Cyclic and static creep behavior of Al–Cu alloy composite reinforced with in-situ Al2O3 and TiB2 particulates

Static and cyclic creep tests were carried out in tension at 573–623 K on Al–4wt.%Cu alloy (Al2O3.TiB2/Al–Cu) composite reinforced with in-situ 11.1 vol.%Al2O3 and 8.9 vol.%TiB2 particulates. The Al2O3.TiB2/Al–Cu composite exhibited an apparent stress exponent of 11.8–12.6 and 22.2–23.3 and an apparent activation energy of 337 and 421 kJ/mol for static and cyclic creep, respectively.

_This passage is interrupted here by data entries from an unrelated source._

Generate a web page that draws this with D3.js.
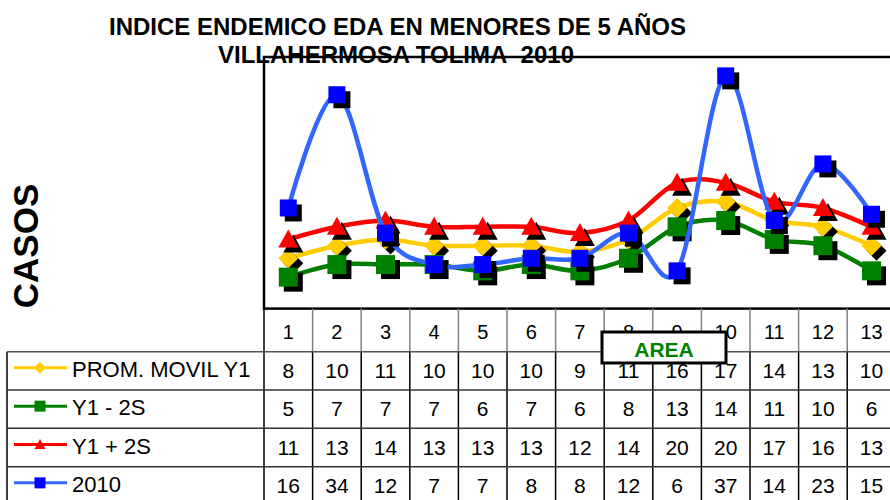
<!DOCTYPE html>
<html>
<head>
<meta charset="utf-8">
<script src="https://d3js.org/d3.v7.min.js"></script>
<style>
  body { margin: 0; background: #fff; }
  svg { display: block; font-family: "Liberation Sans", Arial, sans-serif; }
</style>
</head>
<body>
<div id="chart"></div>
<script>
// chart data
var categories = [1, 2, 3, 4, 5, 6, 7, 8, 9, 10, 11, 12, 13];
var promMovil = [8, 10, 11, 10, 10, 10, 9, 11, 16, 17, 14, 13, 10];
var menos2S = [5, 7, 7, 7, 6, 7, 6, 8, 13, 14, 11, 10, 6];
var mas2S = [11, 13, 14, 13, 13, 13, 12, 14, 20, 20, 17, 16, 13];
var casos2010 = [16, 34, 12, 7, 7, 8, 8, 12, 6, 37, 14, 23, 15];
var seriesNames = ["PROM. MOVIL Y1", "Y1 - 2S", "Y1 + 2S", "2010"];

var width = 890, height = 500;
var plot = {left: 264, top: 57, bottom: 308.6};
var colW = 48.6;
var rowY = [308.6, 351.7, 390, 428.3, 466.7, 505];

var series = [
  {name: seriesNames[0], values: promMovil, line: "#FFCC00", fill: "#FFCC00", shape: "diamond", size: 20},
  {name: seriesNames[1], values: menos2S, line: "#008000", fill: "#008000", shape: "square", size: 19},
  {name: seriesNames[2], values: mas2S, line: "#FF0000", fill: "#FF0000", shape: "triangle", size: 20},
  {name: seriesNames[3], values: casos2010, line: "#3366FF", fill: "#0000FF", shape: "square", size: 17}
];

var svg = d3.select("#chart").append("svg")
  .attr("width", width)
  .attr("height", height);

var x = d3.scaleBand()
  .domain(categories)
  .range([plot.left, plot.left + colW * categories.length]);

var y = d3.scaleLinear()
  .domain([0, 40])
  .range([plot.bottom, plot.top]);

// title
svg.append("text")
  .attr("x", 109).attr("y", 35)
  .attr("textLength", 577).attr("lengthAdjust", "spacingAndGlyphs")
  .style("font-size", "23px").style("font-weight", "bold")
  .text("INDICE ENDEMICO EDA EN MENORES DE 5 AÑOS");
svg.append("text")
  .attr("x", 218).attr("y", 63)
  .attr("textLength", 356).attr("lengthAdjust", "spacingAndGlyphs")
  .style("font-size", "23px").style("font-weight", "bold")
  .text("VILLAHERMOSA TOLIMA\u00A0 2010");

// y label
svg.append("text")
  .attr("transform", "translate(38,246) rotate(-90)")
  .attr("text-anchor", "middle")
  .style("font-size", "35px").style("font-weight", "bold")
  .text("CASOS");

// plot frame
svg.append("rect")
  .attr("x", plot.left).attr("y", plot.top)
  .attr("width", colW * categories.length)
  .attr("height", plot.bottom - plot.top)
  .attr("fill", "none")
  .attr("stroke", "#000")
  .attr("stroke-width", 2.5);

// marker shapes centred on 0,0
function shapePath(s, sz) {
  var h = sz / 2;
  if (s.shape === "square") return "M" + (-h) + "," + (-h) + "h" + sz + "v" + sz + "h" + (-sz) + "Z";
  if (s.shape === "diamond") return "M0," + (-h) + "L" + h + ",0L0," + h + "L" + (-h) + ",0Z";
  return "M0," + (-h) + "L" + h + "," + (h * 0.8) + "L" + (-h) + "," + (h * 0.8) + "Z";
}

var line = d3.line()
  .x(function(d, i) { return x(categories[i]) + x.bandwidth() / 2; })
  .y(function(d) { return y(d); })
  .curve(d3.curveCardinal.tension(0));

series.forEach(function(s) {
  var g = svg.append("g");
  g.append("path")
    .attr("d", line(s.values))
    .attr("fill", "none")
    .attr("stroke", s.line)
    .attr("stroke-width", 4.5);
  // marker shadows
  g.selectAll(".shadow").data(s.values).enter().append("path")
    .attr("class", "shadow")
    .attr("d", shapePath(s, s.size))
    .attr("transform", function(d, i) { return "translate(" + (x(categories[i]) + x.bandwidth() / 2 + 5) + "," + (y(d) + 5) + ")"; })
    .attr("fill", "#000");
  g.selectAll(".mark").data(s.values).enter().append("path")
    .attr("class", "mark")
    .attr("d", shapePath(s, s.size))
    .attr("transform", function(d, i) { return "translate(" + (x(categories[i]) + x.bandwidth() / 2) + "," + y(d) + ")"; })
    .attr("fill", s.fill);
});

// data table
var tbl = svg.append("g");
categories.forEach(function(c) {
  tbl.append("line")
    .attr("x1", x(c) + colW).attr("x2", x(c) + colW)
    .attr("y1", rowY[0]).attr("y2", rowY[1])
    .attr("stroke", "#808080").attr("stroke-width", 1.5);
  tbl.append("line")
    .attr("x1", x(c) + colW).attr("x2", x(c) + colW)
    .attr("y1", rowY[1]).attr("y2", rowY[5])
    .attr("stroke", "#000").attr("stroke-width", 1.5);
  tbl.append("text")
    .attr("x", x(c) + colW / 2).attr("y", 339)
    .attr("text-anchor", "middle")
    .style("font-size", "20px")
    .text(c);
});
tbl.append("line")
  .attr("x1", plot.left).attr("x2", plot.left)
  .attr("y1", rowY[0]).attr("y2", rowY[5])
  .attr("stroke", "#000").attr("stroke-width", 1.5);
tbl.append("line")
  .attr("x1", 7).attr("x2", 7)
  .attr("y1", rowY[1]).attr("y2", rowY[5])
  .attr("stroke", "#000").attr("stroke-width", 1.5);
[1, 2, 3, 4].forEach(function(r) {
  tbl.append("line")
    .attr("x1", 7).attr("x2", width)
    .attr("y1", rowY[r]).attr("y2", rowY[r])
    .attr("stroke", r === 1 ? "#555" : "#333").attr("stroke-width", 1.5);
});

series.forEach(function(s, r) {
  var yMid = (rowY[r + 1] + rowY[r + 2]) / 2;
  // legend key
  tbl.append("line")
    .attr("x1", 14).attr("x2", 67)
    .attr("y1", yMid - 3).attr("y2", yMid - 3)
    .attr("stroke", s.line).attr("stroke-width", 3);
  tbl.append("path")
    .attr("d", shapePath(s, s.shape === "diamond" ? 12 : 11))
    .attr("transform", "translate(40," + (yMid - 3) + ")")
    .attr("fill", s.fill);
  tbl.append("text")
    .attr("x", 72).attr("y", yMid + 6)
    .style("font-size", "22px")
    .text(s.name);
  s.values.forEach(function(v, i) {
    tbl.append("text")
      .attr("x", x(categories[i]) + colW / 2).attr("y", yMid + 7)
      .attr("text-anchor", "middle")
      .style("font-size", "21px")
      .text(v);
  });
});

// AREA box
svg.append("rect")
  .attr("x", 602).attr("y", 332)
  .attr("width", 124).attr("height", 31)
  .attr("fill", "#fff")
  .attr("stroke", "#000").attr("stroke-width", 3);
svg.append("text")
  .attr("x", 664).attr("y", 357)
  .attr("text-anchor", "middle")
  .style("font-size", "21px").style("font-weight", "bold")
  .attr("fill", "#008000")
  .text("AREA");
</script>
</body>
</html>
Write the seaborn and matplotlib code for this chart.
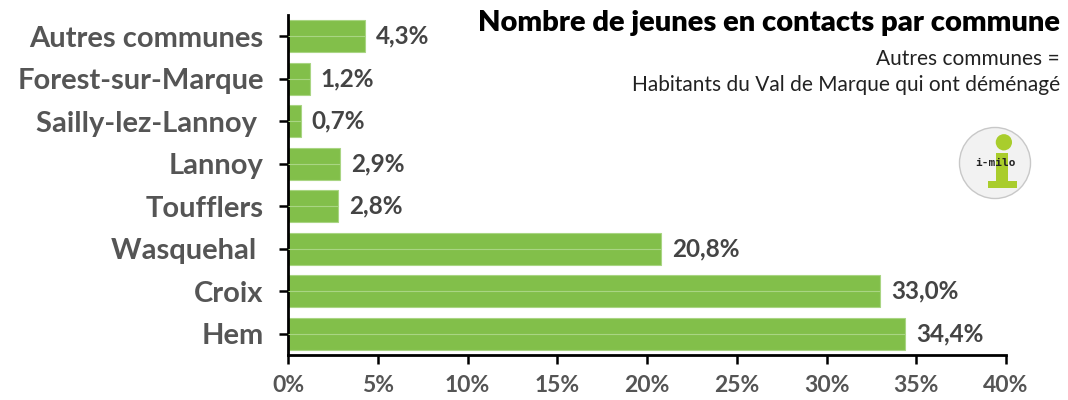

The values of apparent stress exponent and activation energy for cyclic creep of the Al2O3.TiB2/Al–Cu composite were much higher than those obtained from the static creep measurements. Cyclic creep retardation (CCR) behavior was observed in the Al2O3.TiB2/Al–Cu composite. Furthermore, the steady state creep rate for cyclic creep tended to decrease with increasing the loading frequency and percentage of unloading amount. The CCR behavior is explained in terms of the storage of anelastic strain delaying nonrecoverable creep during the on-load cycles. Finally, the creep rupture behavior of the Al2O3.TiB2/Al–Cu composite is best described by Monkman-Grant and Dobes-Milicka empirical equations.